Exercise ->
From the very first line of the data to the line containing "font=dict(family='Roboto', size=27, color='#f4f4f4')))", retype everything exactly, leaving the pictures behind.

* start Data excerpt *

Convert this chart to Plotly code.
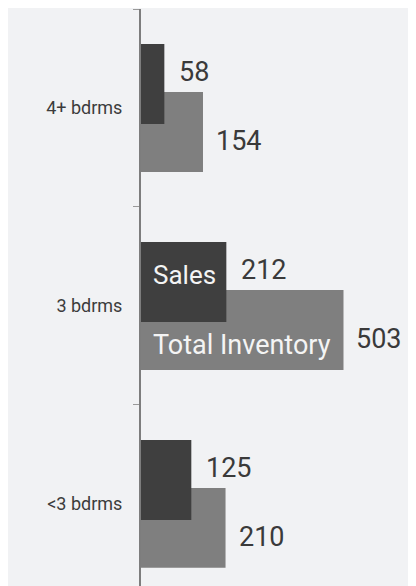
import plotly.graph_objects as go

# data
categorias = ['<3 bdrms', '3 bdrms', '4+ bdrms']
ventas = [125, 212, 58]
inventario = [210, 503, 154]

color_ventas = '#3f3f3f'
color_inv = '#7f7f7f'
fondo = '#f1f2f4'

fig = go.Figure()

# inventario primero para que ventas quede encima
fig.add_trace(go.Bar(
    y=categorias, x=inventario, orientation='h', name='Total Inventory',
    marker=dict(color=color_inv, line=dict(width=0)),
    width=0.404, offset=-0.323, hoverinfo='x+y'
))
fig.add_trace(go.Bar(
    y=categorias, x=ventas, orientation='h', name='Sales',
    marker=dict(color=color_ventas, line=dict(width=0)),
    width=0.404, offset=-0.081, hoverinfo='x+y'
))

# etiquetas de valores
anot = []
for cat, v in zip(categorias, ventas):
    anot.append(dict(x=v, y=cat, text=str(v), showarrow=False, xanchor='left',
                     xshift=13, yshift=36,
                     font=dict(family='Roboto', size=27, color='#3a3a3a')))
for cat, v in zip(categorias, inventario):
    anot.append(dict(x=v, y=cat, text=str(v), showarrow=False, xanchor='left',
                     xshift=11, yshift=-33,
                     font=dict(family='Roboto', size=27, color='#3a3a3a')))

# nombres de series dentro de las barras de 3 bdrms
anot.append(dict(x=0, y='3 bdrms', text='Sales', showarrow=False, xanchor='left',
                 xshift=10, yshift=31,
                 font=dict(family='Roboto', size=26, color='#f4f4f4')))
anot.append(dict(x=0, y='3 bdrms', text='Total Inventory', showarrow=False, xanchor='left',
                 xshift=10, yshift=-39,
                 font=dict(family='Roboto', size=27, color='#f4f4f4')))

fig.update_layout(
    width=416, height=586,
    margin=dict(l=133, r=0, t=1, b=0),
    barmode='overlay',
    showlegend=False,
    paper_bgcolor=fondo,
    plot_bgcolor=fondo,
    annotations=anot,
    xaxis=dict(range=[0, 703], visible=False, fixedrange=True),
    yaxis=dict(
        type='category', categoryorder='array', categoryarray=categorias,
        range=[-0.455, 2.5],
        showline=True, linecolor='#7d7d7d', linewidth=2,
        ticks='outside', tickson='boundaries', ticklen=6, tickcolor='#999999', tickwidth=1,
        ticklabelstandoff=13,
        showgrid=False, zeroline=False,
        tickfont=dict(family='Roboto', size=18, color='#3c3c3c'),
        fixedrange=True
    ),
)

fig.write_html("out.html")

* end Data excerpt *

Result of this task ->
Convert this chart to Plotly code.
import plotly.graph_objects as go

# data
categorias = ['<3 bdrms', '3 bdrms', '4+ bdrms']
ventas = [125, 212, 58]
inventario = [210, 503, 154]

color_ventas = '#3f3f3f'
color_inv = '#7f7f7f'
fondo = '#f1f2f4'

fig = go.Figure()

# inventario primero para que ventas quede encima
fig.add_trace(go.Bar(
    y=categorias, x=inventario, orientation='h', name='Total Inventory',
    marker=dict(color=color_inv, line=dict(width=0)),
    width=0.404, offset=-0.323, hoverinfo='x+y'
))
fig.add_trace(go.Bar(
    y=categorias, x=ventas, orientation='h', name='Sales',
    marker=dict(color=color_ventas, line=dict(width=0)),
    width=0.404, offset=-0.081, hoverinfo='x+y'
))

# etiquetas de valores
anot = []
for cat, v in zip(categorias, ventas):
    anot.append(dict(x=v, y=cat, text=str(v), showarrow=False, xanchor='left',
                     xshift=13, yshift=36,
                     font=dict(family='Roboto', size=27, color='#3a3a3a')))
for cat, v in zip(categorias, inventario):
    anot.append(dict(x=v, y=cat, text=str(v), showarrow=False, xanchor='left',
                     xshift=11, yshift=-33,
                     font=dict(family='Roboto', size=27, color='#3a3a3a')))

# nombres de series dentro de las barras de 3 bdrms
anot.append(dict(x=0, y='3 bdrms', text='Sales', showarrow=False, xanchor='left',
                 xshift=10, yshift=31,
                 font=dict(family='Roboto', size=26, color='#f4f4f4')))
anot.append(dict(x=0, y='3 bdrms', text='Total Inventory', showarrow=False, xanchor='left',
                 xshift=10, yshift=-39,
                 font=dict(family='Roboto', size=27, color='#f4f4f4')))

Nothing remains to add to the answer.